Dopo anni di ascolto, devo ammettere di non aver capito un cacchio di certe canzoni. Questo è un peccato, perché il livello strumentale è fantastico.
Parlare di un lavoro dei Fugazi non è mai facile. Primo, perché il loro è un punk di frontiera, impegnato e studiato; secondo, perché i loro testi sono degni dei migliori sistemi di crittografia. In effetti ciò che colpisce, principalmente, dei loro brani, è la realizzazione tecnica.
In On The Kill Taker è uno dei loro album più “caotici”: la formazione Statunitense qui sfoggia tutta la propria abilità nell’esecuzione di brani aggressivi, distorti, duri e al tempo stesso pieni di carica emotiva.
Come dicevo, non è facile analizzare i testi dei brani dei Fugazi: sono criptici, contorti e, sebbene lascino trasparire le emozioni, sono interpretabili in modo diverso da persona a persona, visto che bisogna metterci del proprio per renderli “di senso compiuto”.

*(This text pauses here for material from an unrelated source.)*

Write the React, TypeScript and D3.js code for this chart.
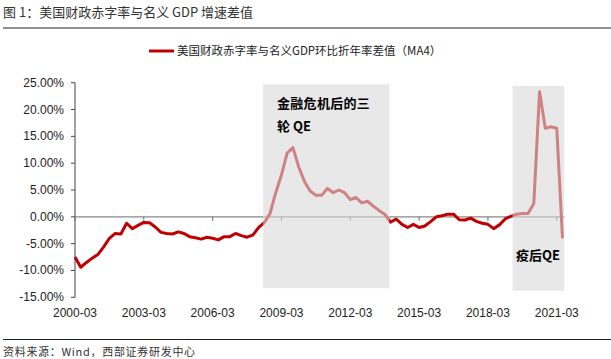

In quest’ottica, In On The Kill Taker è anche più difficile degli altri album. Personalmente, dopo anni di ascolto, devo ammettere di non aver capito un cacchio di certe canzoni. Questo è un peccato, perché il livello strumentale è fantastico; raramente ho avuto la fortuna di ascoltare pezzi così intensi e così lavorati.
A quest’album appartiene la “canzone-trittico” che preferisco in assoluto: Rend It, 23 Beats Off e Sweet And Low sono tre brani diversissimi fra loro, ma che vengono fatti convergere in un unico punto comune, un’unica emozione intensa e forte. Si tratta di una struggente introspezione su un rapporto finito, che regala istanti di profondo coinvolgimento; e nei dieci minuti complessivi i Fugazi incantano. Partendo da un ritorno di chitarra quasi abbandonata a se stessa, si passa per una dolce cadenza, per poi regalarci oltre 3 minuti di assolo di chitarra distorta (mai udita cosa più sublime) e finire con una calma esausta.
Da notare sono poi Facet Squared e Last Chance For A Slow Dance, brani di apertura e chiusura dell’LP.
Nonostante la difficoltà nell’interpretazione dei messaggi, filtra chiaramente un malessere intenso, palese, che viene trasposto con bravura sulla partitura. E proprio al periodo più nero, più d’attacco dei Fugazi appartiene questo album. Ripeto, mi trovo in difficoltà a commentarlo, visto le profonde emozioni personali e non semplici messaggi; quello che posso dire è che va ascoltato, e poi valutato.
Dovendolo giudicare in modo freddo e distaccato, mi vedo costretto a valutare negativamente la difficoltà interpretativa, cosa peraltro che mi porta a pensare che il tutto è cercato e non dipende da scarsa vena artistica. Taluni brani sono però ridondanti, pesanti, e sono conditi da pezzi di bravura e di maestria pura.
In On The Kill Taker è un album che mi spiazza: lo amo in alcuni suoi aspetti e non riesco ad ascoltarlo per certi altri. Ma è la follia un male? È l’irrazionalità, la fine del pensiero una cosa da colpevolizzare? Credo proprio di no.